A new six-CD retrospective of Malaco traces the label's beginnings, climb to financial health, the incredible success of the '80s, up through the present.

Ironically, it's the kind of expensive, glossy boxed set usually reserved for the dead and buried – such as compilations devoted to the catalogs of Stax/Volt, Atlantic or Sun. Living, active labels like Malaco don't generally give themselves the same five-star treatment; Alligator Records (the Chicago blues outfit), for instance, put out a modest two-disc set for its 25th anniversary a couple years back. And folk giant Rounder issued a series of two-disc overviews of specific areas (bluegrass, blues, folk, Louisiana) to mark its first quarter-century.

Both Alligator and Rounder have beautiful, bountiful catalogs that could easily have justified a more in-depth exploration such as Malaco has done. So it's nice to see that Malaco is not only tooting its own horn, but also presenting an incredible cross-section of music and history in a single package.

As with most human endeavors, the history presented on "The Last Soul Company" is uneven. The early years were a constant struggle for the label's founders, and the music they chose to record wasn't always the most memorable. But even in the leanest of times, there were always gems – Jean Knight's monster hit, "Mr. Big Stuff" (which was sold to Stax) from 1970, for instance, or Anita Ward's disco smash, "Ring My Bell."

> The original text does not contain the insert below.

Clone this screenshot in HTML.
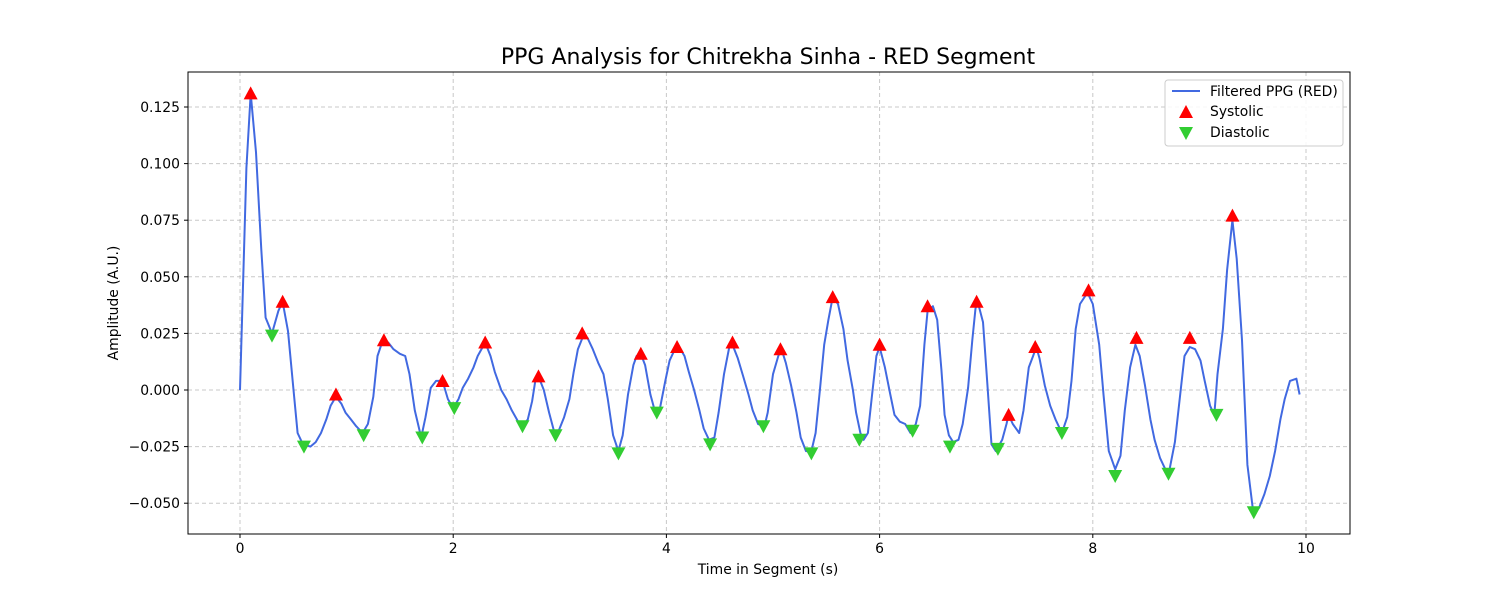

But once the label began signing already established soul artists like Z.Z. Hill, Denise LaSalle, Latimore, Johnnie Taylor, Little Milton and (especially) Bobby Blue Bland in the late '70s, both sales and the artistic quality dramatically improved. Discs 3-5 are as good a selection of soul as anything any label ever put out. With only the even smaller Atlanta-based Ichiban providing any real competition, Malaco did as much to define soul in the '80s as Stax/Volt or Motown had in the '60s and '70s.

In the Malaco mold, soul was a sophisticated, heavily erotic music that balanced smooth melodies with outstanding musicianship and some of the best singing on earth. It was a more mature extension of what Sam Cook and Otis Redding had been doing in their youth – and many of the artists on Malaco had been contemporaries of Redding and Cook. If young black kids were off listening to rap, their parents were helping Malaco establish itself alongside Rounder, Alligator and the bluegrass-indie Sugar Hill as one of the distinctively American labels that helped fight the conformity of Hollywood.

The extensive liner notes by Rob Bowman provide a wonderful backdrop for the music, giving it context and life. And the production and sound quality throughout the collection are of the highest order – one of the benefits of having your own studio.

At more than $70, this set is a bit pricey. But given the amount of music and the overall quality of the project, it's well worth the money for anyone interested in the history of American popular music.